— BEGIN —

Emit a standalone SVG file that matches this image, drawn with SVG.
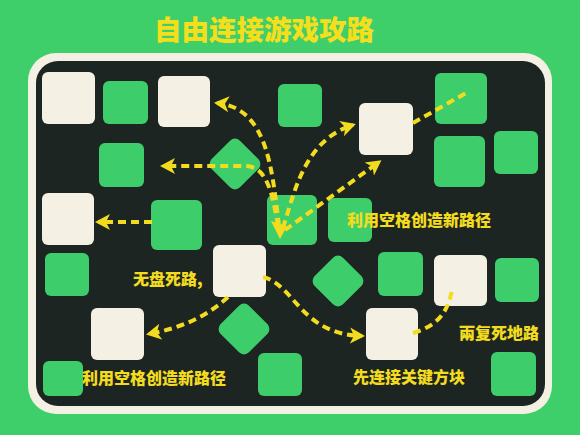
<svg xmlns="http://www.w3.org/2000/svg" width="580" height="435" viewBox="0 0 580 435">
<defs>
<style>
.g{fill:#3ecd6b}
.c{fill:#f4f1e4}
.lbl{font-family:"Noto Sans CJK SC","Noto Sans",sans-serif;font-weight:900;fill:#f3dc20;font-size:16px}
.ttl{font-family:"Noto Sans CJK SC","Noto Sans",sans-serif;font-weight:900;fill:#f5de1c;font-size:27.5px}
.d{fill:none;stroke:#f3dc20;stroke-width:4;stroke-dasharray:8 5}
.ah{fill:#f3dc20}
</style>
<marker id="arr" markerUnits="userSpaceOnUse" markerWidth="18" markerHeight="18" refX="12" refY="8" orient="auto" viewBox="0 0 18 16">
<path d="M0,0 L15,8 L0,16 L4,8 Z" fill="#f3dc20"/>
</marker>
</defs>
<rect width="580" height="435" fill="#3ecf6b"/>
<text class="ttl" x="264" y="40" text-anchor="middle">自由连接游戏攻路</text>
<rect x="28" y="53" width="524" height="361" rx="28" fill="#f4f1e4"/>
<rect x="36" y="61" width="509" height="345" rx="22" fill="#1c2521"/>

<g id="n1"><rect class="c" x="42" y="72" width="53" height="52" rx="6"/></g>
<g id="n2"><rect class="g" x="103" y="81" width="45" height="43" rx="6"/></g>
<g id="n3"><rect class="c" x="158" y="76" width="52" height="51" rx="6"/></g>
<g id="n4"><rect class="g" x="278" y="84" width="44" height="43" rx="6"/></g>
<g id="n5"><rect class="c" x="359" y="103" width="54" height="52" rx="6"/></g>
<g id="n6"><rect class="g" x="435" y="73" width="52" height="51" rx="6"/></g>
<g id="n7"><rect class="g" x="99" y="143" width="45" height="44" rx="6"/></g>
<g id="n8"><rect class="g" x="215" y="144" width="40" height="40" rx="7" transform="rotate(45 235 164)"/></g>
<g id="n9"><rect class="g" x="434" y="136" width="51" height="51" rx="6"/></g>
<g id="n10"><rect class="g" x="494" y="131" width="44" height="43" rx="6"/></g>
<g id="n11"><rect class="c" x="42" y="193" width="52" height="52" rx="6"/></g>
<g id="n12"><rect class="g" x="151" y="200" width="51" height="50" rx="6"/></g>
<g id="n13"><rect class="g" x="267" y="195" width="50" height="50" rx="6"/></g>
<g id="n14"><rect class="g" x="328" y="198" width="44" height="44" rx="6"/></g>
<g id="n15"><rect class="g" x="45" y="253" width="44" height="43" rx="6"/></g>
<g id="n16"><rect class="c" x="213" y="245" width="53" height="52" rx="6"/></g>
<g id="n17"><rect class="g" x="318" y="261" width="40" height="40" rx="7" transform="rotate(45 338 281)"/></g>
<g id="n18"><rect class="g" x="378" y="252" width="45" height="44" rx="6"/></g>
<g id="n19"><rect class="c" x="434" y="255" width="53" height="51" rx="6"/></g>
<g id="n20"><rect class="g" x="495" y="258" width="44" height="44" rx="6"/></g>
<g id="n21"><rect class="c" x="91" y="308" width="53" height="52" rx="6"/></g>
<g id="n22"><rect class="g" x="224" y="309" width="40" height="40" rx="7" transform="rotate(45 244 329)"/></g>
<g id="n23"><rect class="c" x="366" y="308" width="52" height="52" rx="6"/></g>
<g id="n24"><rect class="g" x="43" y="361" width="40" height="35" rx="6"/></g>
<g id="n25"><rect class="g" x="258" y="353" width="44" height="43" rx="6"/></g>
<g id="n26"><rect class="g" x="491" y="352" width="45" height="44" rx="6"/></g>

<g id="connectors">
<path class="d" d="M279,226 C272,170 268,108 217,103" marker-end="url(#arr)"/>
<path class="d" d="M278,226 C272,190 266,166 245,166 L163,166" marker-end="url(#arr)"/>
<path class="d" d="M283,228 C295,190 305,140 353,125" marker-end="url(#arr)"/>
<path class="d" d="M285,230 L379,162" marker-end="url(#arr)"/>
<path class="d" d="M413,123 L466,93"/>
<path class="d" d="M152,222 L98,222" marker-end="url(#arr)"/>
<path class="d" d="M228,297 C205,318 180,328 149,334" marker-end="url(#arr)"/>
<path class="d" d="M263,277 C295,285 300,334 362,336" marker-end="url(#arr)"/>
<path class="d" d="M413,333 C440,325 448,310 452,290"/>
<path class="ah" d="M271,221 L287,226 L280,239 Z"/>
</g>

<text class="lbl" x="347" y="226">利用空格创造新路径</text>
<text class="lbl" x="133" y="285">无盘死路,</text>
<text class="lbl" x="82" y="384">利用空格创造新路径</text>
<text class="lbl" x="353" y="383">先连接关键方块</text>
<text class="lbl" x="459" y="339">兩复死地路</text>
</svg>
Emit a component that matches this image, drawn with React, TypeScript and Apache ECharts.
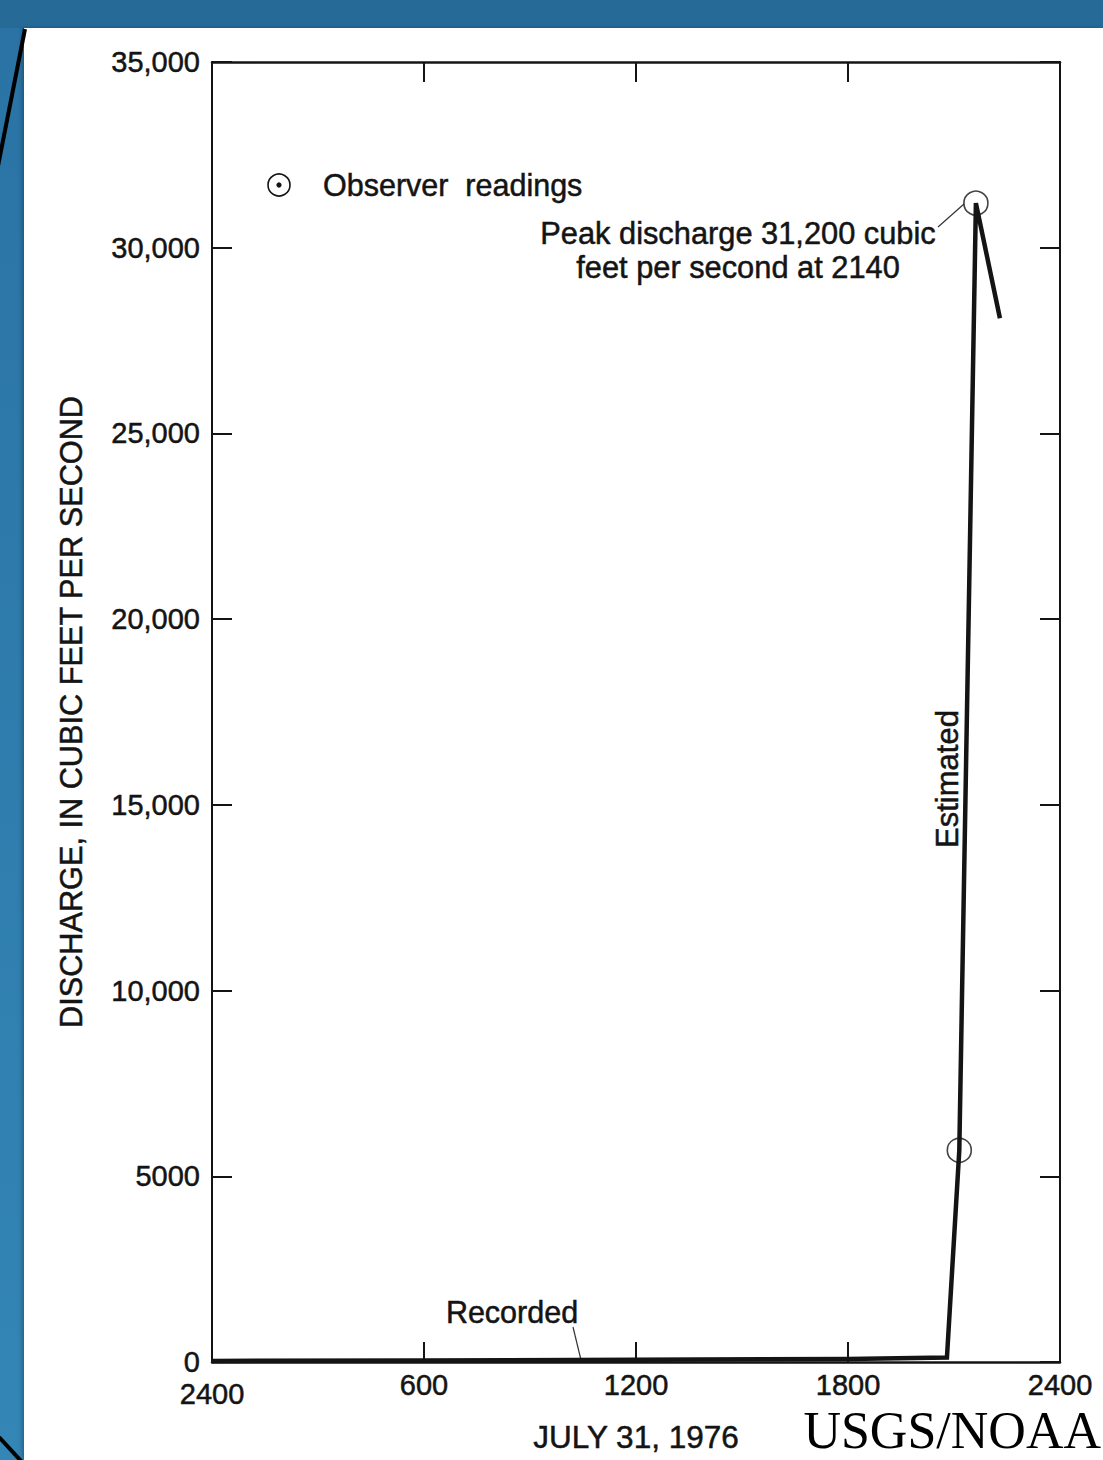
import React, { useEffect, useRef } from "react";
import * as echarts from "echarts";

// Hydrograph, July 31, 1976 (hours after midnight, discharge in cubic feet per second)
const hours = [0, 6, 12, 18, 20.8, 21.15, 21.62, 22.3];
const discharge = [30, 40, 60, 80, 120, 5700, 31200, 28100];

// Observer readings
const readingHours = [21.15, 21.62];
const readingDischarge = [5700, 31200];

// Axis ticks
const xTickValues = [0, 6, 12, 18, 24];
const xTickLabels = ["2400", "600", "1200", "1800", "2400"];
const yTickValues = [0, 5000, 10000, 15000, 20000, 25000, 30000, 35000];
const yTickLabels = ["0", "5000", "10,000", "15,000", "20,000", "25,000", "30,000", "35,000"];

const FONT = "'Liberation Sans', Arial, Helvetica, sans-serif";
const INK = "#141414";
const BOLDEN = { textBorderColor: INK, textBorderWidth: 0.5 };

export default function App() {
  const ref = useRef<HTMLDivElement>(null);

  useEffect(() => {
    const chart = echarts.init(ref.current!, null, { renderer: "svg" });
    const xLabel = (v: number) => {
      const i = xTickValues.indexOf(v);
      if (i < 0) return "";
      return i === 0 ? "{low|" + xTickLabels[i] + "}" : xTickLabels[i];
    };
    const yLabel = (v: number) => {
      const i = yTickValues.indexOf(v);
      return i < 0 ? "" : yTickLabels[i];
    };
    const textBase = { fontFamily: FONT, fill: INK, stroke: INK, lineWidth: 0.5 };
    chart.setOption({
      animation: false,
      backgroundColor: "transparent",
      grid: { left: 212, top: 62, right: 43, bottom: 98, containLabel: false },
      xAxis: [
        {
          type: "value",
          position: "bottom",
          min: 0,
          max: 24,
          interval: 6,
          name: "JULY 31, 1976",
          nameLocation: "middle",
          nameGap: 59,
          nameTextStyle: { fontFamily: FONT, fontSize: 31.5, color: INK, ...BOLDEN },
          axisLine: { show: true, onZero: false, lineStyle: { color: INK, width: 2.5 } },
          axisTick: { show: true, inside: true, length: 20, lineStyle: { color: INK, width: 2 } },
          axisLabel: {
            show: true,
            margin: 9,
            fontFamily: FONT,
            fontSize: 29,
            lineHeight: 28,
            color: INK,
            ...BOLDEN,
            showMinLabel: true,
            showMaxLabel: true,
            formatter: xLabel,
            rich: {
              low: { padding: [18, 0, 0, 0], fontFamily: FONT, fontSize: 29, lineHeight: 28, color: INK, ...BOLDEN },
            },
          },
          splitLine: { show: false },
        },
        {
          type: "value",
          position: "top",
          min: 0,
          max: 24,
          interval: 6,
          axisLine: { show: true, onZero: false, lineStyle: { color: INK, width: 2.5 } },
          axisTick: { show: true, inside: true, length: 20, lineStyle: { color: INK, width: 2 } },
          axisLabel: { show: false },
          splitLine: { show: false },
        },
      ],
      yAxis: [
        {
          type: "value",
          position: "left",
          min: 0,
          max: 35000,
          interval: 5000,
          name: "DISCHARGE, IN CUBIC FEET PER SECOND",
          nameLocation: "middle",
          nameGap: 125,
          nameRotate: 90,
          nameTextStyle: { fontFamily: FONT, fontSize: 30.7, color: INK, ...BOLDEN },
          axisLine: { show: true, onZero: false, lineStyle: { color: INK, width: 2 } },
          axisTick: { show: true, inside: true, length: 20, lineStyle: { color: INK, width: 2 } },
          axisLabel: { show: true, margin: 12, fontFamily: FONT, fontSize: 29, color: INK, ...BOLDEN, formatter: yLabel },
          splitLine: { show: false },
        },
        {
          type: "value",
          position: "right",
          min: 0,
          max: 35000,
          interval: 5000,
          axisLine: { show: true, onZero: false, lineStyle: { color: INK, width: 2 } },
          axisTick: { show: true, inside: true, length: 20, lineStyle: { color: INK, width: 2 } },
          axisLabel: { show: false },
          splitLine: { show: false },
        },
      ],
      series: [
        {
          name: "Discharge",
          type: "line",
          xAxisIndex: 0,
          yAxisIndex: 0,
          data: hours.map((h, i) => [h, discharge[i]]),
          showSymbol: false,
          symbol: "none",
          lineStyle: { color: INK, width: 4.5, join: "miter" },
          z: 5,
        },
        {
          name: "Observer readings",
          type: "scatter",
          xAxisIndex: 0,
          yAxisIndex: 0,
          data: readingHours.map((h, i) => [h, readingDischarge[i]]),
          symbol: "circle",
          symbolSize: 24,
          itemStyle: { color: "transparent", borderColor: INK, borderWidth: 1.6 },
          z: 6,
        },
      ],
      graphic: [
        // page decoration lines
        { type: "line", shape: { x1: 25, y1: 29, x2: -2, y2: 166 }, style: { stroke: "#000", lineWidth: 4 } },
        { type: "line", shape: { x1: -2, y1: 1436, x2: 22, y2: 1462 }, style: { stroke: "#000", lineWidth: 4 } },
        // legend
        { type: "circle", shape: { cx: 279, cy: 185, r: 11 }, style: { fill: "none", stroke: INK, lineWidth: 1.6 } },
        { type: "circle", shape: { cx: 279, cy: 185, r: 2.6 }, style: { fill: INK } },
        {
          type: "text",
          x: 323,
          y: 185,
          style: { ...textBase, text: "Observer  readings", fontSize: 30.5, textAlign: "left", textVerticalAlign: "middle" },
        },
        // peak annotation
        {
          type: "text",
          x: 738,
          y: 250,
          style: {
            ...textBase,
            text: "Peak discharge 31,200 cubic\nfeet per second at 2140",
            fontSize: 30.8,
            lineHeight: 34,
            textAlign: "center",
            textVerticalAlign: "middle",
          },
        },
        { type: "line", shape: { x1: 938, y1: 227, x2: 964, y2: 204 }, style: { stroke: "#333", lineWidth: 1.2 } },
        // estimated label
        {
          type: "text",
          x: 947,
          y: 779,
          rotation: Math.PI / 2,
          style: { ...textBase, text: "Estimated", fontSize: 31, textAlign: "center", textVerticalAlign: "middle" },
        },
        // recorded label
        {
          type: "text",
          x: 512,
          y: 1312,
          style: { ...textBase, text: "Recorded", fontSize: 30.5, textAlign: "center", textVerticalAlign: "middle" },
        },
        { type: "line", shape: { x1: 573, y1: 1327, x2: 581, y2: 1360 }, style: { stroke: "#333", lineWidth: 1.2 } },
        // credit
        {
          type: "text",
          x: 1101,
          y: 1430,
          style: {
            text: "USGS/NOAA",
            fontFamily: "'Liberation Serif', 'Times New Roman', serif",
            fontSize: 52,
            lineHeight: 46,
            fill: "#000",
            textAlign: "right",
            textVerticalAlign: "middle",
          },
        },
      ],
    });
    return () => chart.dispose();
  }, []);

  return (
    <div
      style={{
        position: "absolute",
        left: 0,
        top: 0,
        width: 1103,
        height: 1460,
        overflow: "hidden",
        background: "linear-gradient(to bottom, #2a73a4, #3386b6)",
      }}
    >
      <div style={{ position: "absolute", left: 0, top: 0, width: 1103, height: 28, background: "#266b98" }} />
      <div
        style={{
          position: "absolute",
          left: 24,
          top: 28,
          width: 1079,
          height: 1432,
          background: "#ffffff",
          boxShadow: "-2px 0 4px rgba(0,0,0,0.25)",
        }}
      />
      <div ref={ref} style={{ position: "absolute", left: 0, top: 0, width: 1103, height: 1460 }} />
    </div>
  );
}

— END —

Repeat the lines between those holding "Emit a component" and "import * as", inclusive. Pictures stay out.

Reply to the exercise:
Emit a component that matches this image, drawn with React, TypeScript and Apache ECharts.
import React, { useEffect, useRef } from "react";
import * as echarts from "echarts";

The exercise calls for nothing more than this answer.